___ Source data

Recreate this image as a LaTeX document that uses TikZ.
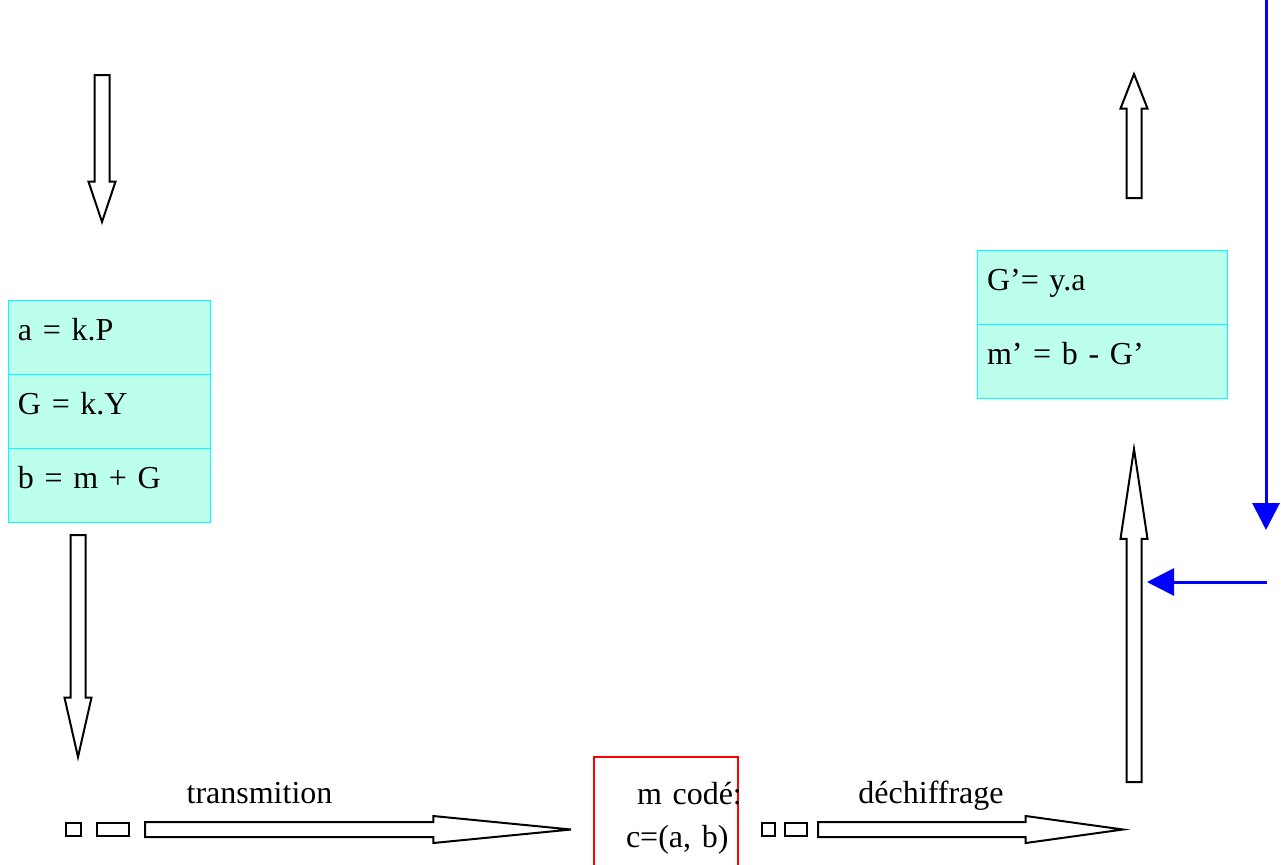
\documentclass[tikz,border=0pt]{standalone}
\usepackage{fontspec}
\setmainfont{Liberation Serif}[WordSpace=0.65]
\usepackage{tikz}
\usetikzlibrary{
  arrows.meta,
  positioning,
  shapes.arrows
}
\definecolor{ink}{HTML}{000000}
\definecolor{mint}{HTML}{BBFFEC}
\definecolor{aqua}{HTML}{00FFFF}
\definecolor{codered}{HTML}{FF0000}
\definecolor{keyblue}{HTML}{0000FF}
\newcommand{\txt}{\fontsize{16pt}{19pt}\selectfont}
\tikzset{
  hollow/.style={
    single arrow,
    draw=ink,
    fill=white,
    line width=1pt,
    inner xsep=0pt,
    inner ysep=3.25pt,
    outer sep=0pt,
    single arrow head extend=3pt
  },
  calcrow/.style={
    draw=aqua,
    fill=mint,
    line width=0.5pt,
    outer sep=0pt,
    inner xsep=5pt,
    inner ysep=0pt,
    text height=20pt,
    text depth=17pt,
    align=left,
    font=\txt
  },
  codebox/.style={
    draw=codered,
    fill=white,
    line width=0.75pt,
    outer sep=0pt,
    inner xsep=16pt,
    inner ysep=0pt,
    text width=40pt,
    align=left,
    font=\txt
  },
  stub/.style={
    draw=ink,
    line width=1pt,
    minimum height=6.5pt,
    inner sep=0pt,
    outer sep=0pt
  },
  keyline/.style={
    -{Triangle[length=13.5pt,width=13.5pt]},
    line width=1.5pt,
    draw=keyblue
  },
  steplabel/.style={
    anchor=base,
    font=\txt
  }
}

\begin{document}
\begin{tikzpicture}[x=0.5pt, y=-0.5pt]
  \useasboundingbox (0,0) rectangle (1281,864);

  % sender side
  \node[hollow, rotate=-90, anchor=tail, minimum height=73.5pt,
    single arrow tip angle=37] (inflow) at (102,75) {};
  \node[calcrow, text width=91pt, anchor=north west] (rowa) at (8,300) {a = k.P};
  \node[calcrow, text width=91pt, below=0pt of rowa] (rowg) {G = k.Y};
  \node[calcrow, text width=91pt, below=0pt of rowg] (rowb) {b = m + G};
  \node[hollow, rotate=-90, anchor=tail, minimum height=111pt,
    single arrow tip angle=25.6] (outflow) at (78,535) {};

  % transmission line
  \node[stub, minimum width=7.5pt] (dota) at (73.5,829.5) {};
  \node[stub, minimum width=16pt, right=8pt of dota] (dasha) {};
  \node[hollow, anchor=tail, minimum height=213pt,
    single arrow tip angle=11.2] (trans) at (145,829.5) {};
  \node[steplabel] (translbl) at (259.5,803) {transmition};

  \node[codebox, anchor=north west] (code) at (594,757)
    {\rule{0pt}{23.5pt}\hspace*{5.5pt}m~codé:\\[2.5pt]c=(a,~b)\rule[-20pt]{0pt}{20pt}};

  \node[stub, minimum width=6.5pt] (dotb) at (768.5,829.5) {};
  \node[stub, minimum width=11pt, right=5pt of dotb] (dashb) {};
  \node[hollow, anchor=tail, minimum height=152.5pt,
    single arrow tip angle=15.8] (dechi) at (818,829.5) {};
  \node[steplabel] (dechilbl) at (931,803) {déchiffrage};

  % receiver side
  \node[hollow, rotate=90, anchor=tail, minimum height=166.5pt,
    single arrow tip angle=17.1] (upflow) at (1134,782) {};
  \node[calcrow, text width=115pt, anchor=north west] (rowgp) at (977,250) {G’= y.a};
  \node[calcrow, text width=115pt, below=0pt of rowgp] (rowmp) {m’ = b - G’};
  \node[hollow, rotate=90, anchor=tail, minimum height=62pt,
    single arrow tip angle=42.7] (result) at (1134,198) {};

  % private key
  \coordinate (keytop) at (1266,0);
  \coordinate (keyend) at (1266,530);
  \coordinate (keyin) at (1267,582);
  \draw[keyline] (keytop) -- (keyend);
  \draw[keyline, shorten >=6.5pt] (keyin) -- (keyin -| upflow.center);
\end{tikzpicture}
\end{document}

______

▶ [Work required]
In your copy, leave out the pictures and reproduce the material above exactly.

▶ [Exercise response]
Recreate this image as a LaTeX document that uses TikZ.
\documentclass[tikz,border=0pt]{standalone}
\usepackage{fontspec}
\setmainfont{Liberation Serif}[WordSpace=0.65]
\usepackage{tikz}
\usetikzlibrary{
  arrows.meta,
  positioning,
  shapes.arrows
}
\definecolor{ink}{HTML}{000000}
\definecolor{mint}{HTML}{BBFFEC}
\definecolor{aqua}{HTML}{00FFFF}
\definecolor{codered}{HTML}{FF0000}
\definecolor{keyblue}{HTML}{0000FF}
\newcommand{\txt}{\fontsize{16pt}{19pt}\selectfont}
\tikzset{
  hollow/.style={
    single arrow,
    draw=ink,
    fill=white,
    line width=1pt,
    inner xsep=0pt,
    inner ysep=3.25pt,
    outer sep=0pt,
    single arrow head extend=3pt
  },
  calcrow/.style={
    draw=aqua,
    fill=mint,
    line width=0.5pt,
    outer sep=0pt,
    inner xsep=5pt,
    inner ysep=0pt,
    text height=20pt,
    text depth=17pt,
    align=left,
    font=\txt
  },
  codebox/.style={
    draw=codered,
    fill=white,
    line width=0.75pt,
    outer sep=0pt,
    inner xsep=16pt,
    inner ysep=0pt,
    text width=40pt,
    align=left,
    font=\txt
  },
  stub/.style={
    draw=ink,
    line width=1pt,
    minimum height=6.5pt,
    inner sep=0pt,
    outer sep=0pt
  },
  keyline/.style={
    -{Triangle[length=13.5pt,width=13.5pt]},
    line width=1.5pt,
    draw=keyblue
  },
  steplabel/.style={
    anchor=base,
    font=\txt
  }
}

\begin{document}
\begin{tikzpicture}[x=0.5pt, y=-0.5pt]
  \useasboundingbox (0,0) rectangle (1281,864);

  % sender side
  \node[hollow, rotate=-90, anchor=tail, minimum height=73.5pt,
    single arrow tip angle=37] (inflow) at (102,75) {};
  \node[calcrow, text width=91pt, anchor=north west] (rowa) at (8,300) {a = k.P};
  \node[calcrow, text width=91pt, below=0pt of rowa] (rowg) {G = k.Y};
  \node[calcrow, text width=91pt, below=0pt of rowg] (rowb) {b = m + G};
  \node[hollow, rotate=-90, anchor=tail, minimum height=111pt,
    single arrow tip angle=25.6] (outflow) at (78,535) {};

  % transmission line
  \node[stub, minimum width=7.5pt] (dota) at (73.5,829.5) {};
  \node[stub, minimum width=16pt, right=8pt of dota] (dasha) {};
  \node[hollow, anchor=tail, minimum height=213pt,
    single arrow tip angle=11.2] (trans) at (145,829.5) {};
  \node[steplabel] (translbl) at (259.5,803) {transmition};

  \node[codebox, anchor=north west] (code) at (594,757)
    {\rule{0pt}{23.5pt}\hspace*{5.5pt}m~codé:\\[2.5pt]c=(a,~b)\rule[-20pt]{0pt}{20pt}};

  \node[stub, minimum width=6.5pt] (dotb) at (768.5,829.5) {};
  \node[stub, minimum width=11pt, right=5pt of dotb] (dashb) {};
  \node[hollow, anchor=tail, minimum height=152.5pt,
    single arrow tip angle=15.8] (dechi) at (818,829.5) {};
  \node[steplabel] (dechilbl) at (931,803) {déchiffrage};

  % receiver side
  \node[hollow, rotate=90, anchor=tail, minimum height=166.5pt,
    single arrow tip angle=17.1] (upflow) at (1134,782) {};
  \node[calcrow, text width=115pt, anchor=north west] (rowgp) at (977,250) {G’= y.a};
  \node[calcrow, text width=115pt, below=0pt of rowgp] (rowmp) {m’ = b - G’};
  \node[hollow, rotate=90, anchor=tail, minimum height=62pt,
    single arrow tip angle=42.7] (result) at (1134,198) {};

  % private key
  \coordinate (keytop) at (1266,0);
  \coordinate (keyend) at (1266,530);
  \coordinate (keyin) at (1267,582);
  \draw[keyline] (keytop) -- (keyend);
  \draw[keyline, shorten >=6.5pt] (keyin) -- (keyin -| upflow.center);
\end{tikzpicture}
\end{document}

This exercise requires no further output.